As always, the scenery was superb as we cycled past bright-green rice paddies and water buffalo waddling in the ponds left by the recent rain. After 50 kilometres, we stopped for our usual noodle soup lunch. Soon after leaving our lunch spot, it started raining and, as it was only a slight drizzle, we donned our rain gear and continued to our planned overnight stop.
In fact, it was quite a pleasant ride, and once we reached Khao Chakan Forest Park, we took a walk up to a cave via a rather steep staircase. Hundreds of monkeys played on the stairs and the rocks along the way, amazing us with their agility. At the top, we found a massive hole in the mountainside, which provided a view over the countryside. As it was raining, the descent was a somewhat tricky affair, and we went slowly back down the stairs, wishing we were as agile as the monkeys. Our overnight accommodation was in a bus converted into a guest room—that was quite a novelty! We offloaded our gear and immediately went in search of food as we were starving by then. As always, when food shopping after a day on the bike, we came back with far more than we could eat and spent the rest of the evening slowly devouring our supply of groceries.

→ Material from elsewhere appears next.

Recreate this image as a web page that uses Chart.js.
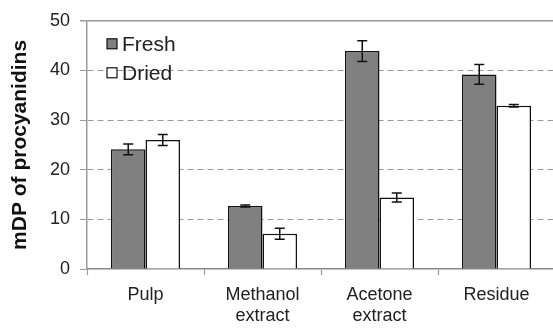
<!DOCTYPE html>
<html>
<head>
<meta charset="utf-8">
<script src="https://cdn.jsdelivr.net/npm/chart.js@4.4.1/dist/chart.umd.min.js"></script>
<style>
  html, body { margin: 0; padding: 0; background: #fff; overflow: hidden; }
  #wrap { width: 558px; height: 329px; }
</style>
</head>
<body>
<div id="wrap"><canvas id="chart" width="558" height="329"></canvas></div>
<script>
const categories = ['Pulp', ['Methanol', 'extract'], ['Acetone', 'extract'], 'Residue'];
const freshValues = [24.1, 12.7, 43.9, 39.2];
const freshErrors = [1.1, 0.2, 2.1, 2.0];
const driedValues = [26.0, 7.1, 14.4, 32.9];
const driedErrors = [1.1, 1.1, 0.9, 0.25];
const yTicks = [0, 10, 20, 30, 40, 50];

const fontFamily = '"Liberation Sans", Arial, sans-serif';

// error bars on top of each bar
const errorBars = {
  id: 'errorBars',
  afterDatasetsDraw(chart) {
    const ctx = chart.ctx;
    const yScale = chart.scales.y;
    ctx.save();
    ctx.strokeStyle = '#111';
    ctx.lineWidth = 1.5;
    chart.data.datasets.forEach((ds, di) => {
      const meta = chart.getDatasetMeta(di);
      meta.data.forEach((bar, i) => {
        const v = ds.data[i];
        const e = ds.errors[i];
        const x = bar.x;
        const yTop = yScale.getPixelForValue(v + e);
        const yBot = yScale.getPixelForValue(v - e);
        ctx.beginPath();
        ctx.moveTo(x, yTop);
        ctx.lineTo(x, yBot);
        ctx.moveTo(x - 5, yTop);
        ctx.lineTo(x + 5, yTop);
        ctx.moveTo(x - 5, yBot);
        ctx.lineTo(x + 5, yBot);
        ctx.stroke();
      });
    });
    ctx.restore();
  }
};

// legend inside the plot, top left
const innerLegend = {
  id: 'innerLegend',
  afterDraw(chart) {
    const ctx = chart.ctx;
    const area = chart.chartArea;
    ctx.save();
    ctx.font = '21px ' + fontFamily;
    ctx.textBaseline = 'middle';
    chart.data.datasets.forEach((ds, i) => {
      const bx = area.left + 20;
      const cy = area.top + 23 + i * 29;
      ctx.fillStyle = ds.backgroundColor;
      ctx.fillRect(bx, cy - 5, 10, 10);
      ctx.strokeStyle = '#111';
      ctx.lineWidth = 1.2;
      ctx.strokeRect(bx, cy - 5, 10, 10);
      ctx.fillStyle = '#222';
      ctx.fillText(ds.label, bx + 15, cy + 1);
    });
    ctx.restore();
  }
};

new Chart(document.getElementById('chart'), {
  type: 'bar',
  data: {
    labels: categories,
    datasets: [
      {
        label: 'Fresh',
        data: freshValues,
        errors: freshErrors,
        backgroundColor: '#808080',
        borderColor: '#111',
        borderWidth: 1.5,
      },
      {
        label: 'Dried',
        data: driedValues,
        errors: driedErrors,
        backgroundColor: '#ffffff',
        borderColor: '#111',
        borderWidth: 1.5,
      },
    ],
  },
  options: {
    responsive: false,
    animation: false,
    devicePixelRatio: 1,
    layout: { padding: { top: 19, right: 3, left: 0, bottom: 0 } },
    datasets: { bar: { categoryPercentage: 0.59, barPercentage: 1.0 } },
    plugins: { legend: { display: false }, tooltip: { enabled: false } },
    scales: {
      x: {
        grid: {
          drawOnChartArea: false,
          drawTicks: true,
          tickLength: 6,
          tickColor: '#999',
          tickWidth: 1.2,
        },
        border: { color: '#888', width: 1.5 },
        ticks: {
          color: '#222',
          padding: 10,
          maxRotation: 0,
          font: { family: fontFamily, size: 18, lineHeight: 1.15 },
        },
        afterFit(scale) { scale.height = 60; },
      },
      y: {
        min: 0,
        max: 50,
        afterBuildTicks(scale) { scale.ticks = yTicks.map(v => ({ value: v })); },
        grid: {
          color: (c) => c.tick && c.tick.value === 0 ? 'rgba(0,0,0,0)' : '#9a9a9a',
          lineWidth: (c) => c.tick && c.tick.value === 50 ? 1.5 : 1,
          tickLength: 7,
          tickColor: '#999',
        },
        border: {
          color: '#999',
          width: 1.5,
          dash: (c) => c.tick && c.tick.value === 50 ? [] : [6, 4],
        },
        ticks: {
          color: '#222',
          padding: 10,
          font: { family: fontFamily, size: 18 },
        },
        title: {
          display: true,
          text: 'mDP of procyanidins',
          color: '#111',
          padding: { top: 8, bottom: 0 },
          font: { family: fontFamily, size: 21, weight: 'bold' },
        },
        afterFit(scale) { scale.width = 87; },
      },
    },
  },
  plugins: [errorBars, innerLegend],
});
</script>
</body>
</html>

8 August - Khao Chakan – Aranyaprathet – 85 km
We left our colourful bus accommodation and headed in the direction of Aranyaprathet where we planned on crossing the border into Cambodia. It was an extremely rural area as we cycled past old men herding water buffalo and village dogs attempting to give chase. At a small roadside stall, we stopped for ice cream and, in the process, met just about the entire community while little kids were unceremoniously dumped on Caron’s lap for a photo shoot.
Our day was filled with beautiful flowers and sublime scenery as we attempted to locate old Khmer ruins. We followed a dirt road where we found Prasat Mueang Phai, said to have been an ancient city dating from the Dvaravati era (6-11th century). According to what I read, Mueang Phai was a walled city which measured 1 000 metres by 1 300 metres, and was surrounded by a 40-metre wide moat. Great was our surprise, therefore, to find only a small heap of bricks and earth! Our unsatisfactory discovery did, however, not put us off as we were determined to locate ruins. We headed for Prasat Khao Noi believed to have been built in the 12th century, stopping for our usual noodle soup lunch along the way. We located the site where we navigated 254 steps leading from the foot to the top of the small hill. We were in luck and on top we found the remains of three towners of which only the middle one was still intact. A lintel found on site dated back to 637 AD but was most likely re-used.
It was time to find a place to rest our weary legs, and we headed for the border town of Aranyaprathet. We handed in our laundry and then went in search of food of which there was no shortage. The central pond was surrounded by food stalls where we could sit and pick from any of many available dishes.
Desert was sankaya or Thai pumpkin custard, a Thai-style pumpkin pie in which lightly sweetened coconut milk and egg custard is steamed inside a pumpkin. It was delicious.
1 Kabocha squash (Japanese pumpkin)
3/4 cups coconut milk
1/3 cup of coconut palm sugar
pinch of salt
pinch of cinnamon
1 tsp. vanilla extract
Cut out the pumpkin just like you would for Halloween. Cut out the top, remove all the seeds and the stringy insides.
In a mixing bowl, crack the eggs, add coconut milk, salt, cinnamon, vanilla and palm sugar. Stir well until the palm sugar is blended into the mixture.
Pour the mixture into the pumpkin.
Bring water to a boil in a steamer. Then place the pumpkin and the pumpkin lid inside the steamer basket. Don’t cover the pumpkin with the lid. Set the pumpkin lid in the steaming basket off to the side, so it cooks, too.